There are a few interesting activities. I rather enjoyed one of the augmented reality games, which had me blasting robots as they invaded my home office (protip: office chairs make great stationary turrets). There's also a game that takes a page from Marble Madness, tasking players with using the tilt sensor to roll along a tricky landscape, collecting goodies and finding the exit. Many of the games, however, manage to overstay their welcome within sixty seconds, and the few mildly entertaining distractions aren't enough to outweigh the stinkers. Don't even get me started on the singing game.
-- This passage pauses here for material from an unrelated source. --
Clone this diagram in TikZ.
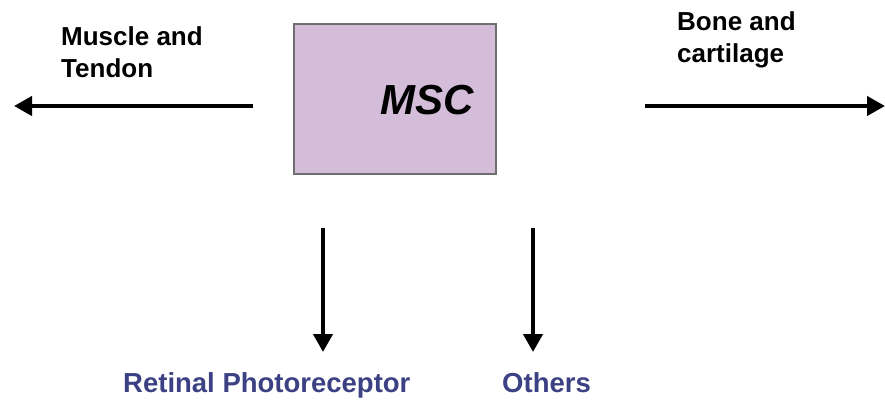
\documentclass[tikz,border=0pt]{standalone}
\usepackage{fontspec}
\setmainfont{Liberation Sans}
\usetikzlibrary{arrows.meta}
\definecolor{boxfill}{HTML}{D4BDD9}
\definecolor{boxline}{HTML}{6E6E6E}
\definecolor{labelblue}{HTML}{3C4183}
\tikzset{
  cellbox/.style={draw=boxline, line width=2pt, fill=boxfill, minimum width=202pt, minimum height=150pt, inner sep=0pt},
  bigarrow/.style={line width=4.2pt, -{Triangle[length=18pt,width=19pt]}},
  sidelabel/.style={align=left, inner sep=0pt, anchor=base west, font=\bfseries\fontsize{26}{32}\selectfont},
  bottomlabel/.style={inner sep=0pt, anchor=base west, text=labelblue, font=\bfseries\fontsize{27.5}{30}\selectfont}
}
\begin{document}
\begin{tikzpicture}[x=1pt,y=-1pt]
\useasboundingbox (0,0) rectangle (885,419);
\node[cellbox] (msc) at (395,99) {};
\node[font=\bfseries\itshape\fontsize{42}{46}\selectfont, inner sep=0pt] (msctext) at (427,100) {MSC};
% left arrow
\coordinate (lstart) at (253,106);
\coordinate (lend) at (14,106);
\draw[bigarrow] (lstart) -- (lend);
\node[sidelabel] (muscle) at (61,78) {Muscle and\\Tendon};
% right arrow
\coordinate (rstart) at (645,106);
\coordinate (rend) at (885,106);
\draw[bigarrow] (rstart) -- (rend);
\node[sidelabel] (bone) at (677,63) {Bone and\\cartilage};
% down arrows
\coordinate (d1start) at (323,228);
\coordinate (d1end) at (323,352);
\draw[bigarrow] (d1start) -- (d1end);
\coordinate (d2start) at (533,228);
\coordinate (d2end) at (533,352);
\draw[bigarrow] (d2start) -- (d2end);
\node[bottomlabel] (retinal) at (123,392) {Retinal Photoreceptor};
\node[bottomlabel] (others) at (502,392) {Others};
\end{tikzpicture}
\end{document}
Most of the unlockable content is standard fare (gallery items, etc.), though some is downright weird. Remember the "moggers" I mentioned? Dedicated players can find these square-headed cats in each of the thirty mini-games. Players can then visit an in-game house filled with portraits of each unlocked mogger. Tap the portrait and the mogger leaps from the frame and into the house. So ... you get a virtual house filled with square-headed cats. You can't do anything with them. They just sit there. Maybe finding them all unlocks something incredible, but I'm not playing another round of Whack-a-Bot or tilt-controlled racing to find out.
In trying to create something that endears the Vita to its audience, Little Deviants almost does the opposite, providing a gimmicky, throwaway experience -- one that might make First Edition Bundle owners question their $350 purchase. For other Vita owners, your $30 would be better spent on something else.
This review is based on a retail copy of Little Deviants, provided by Sony.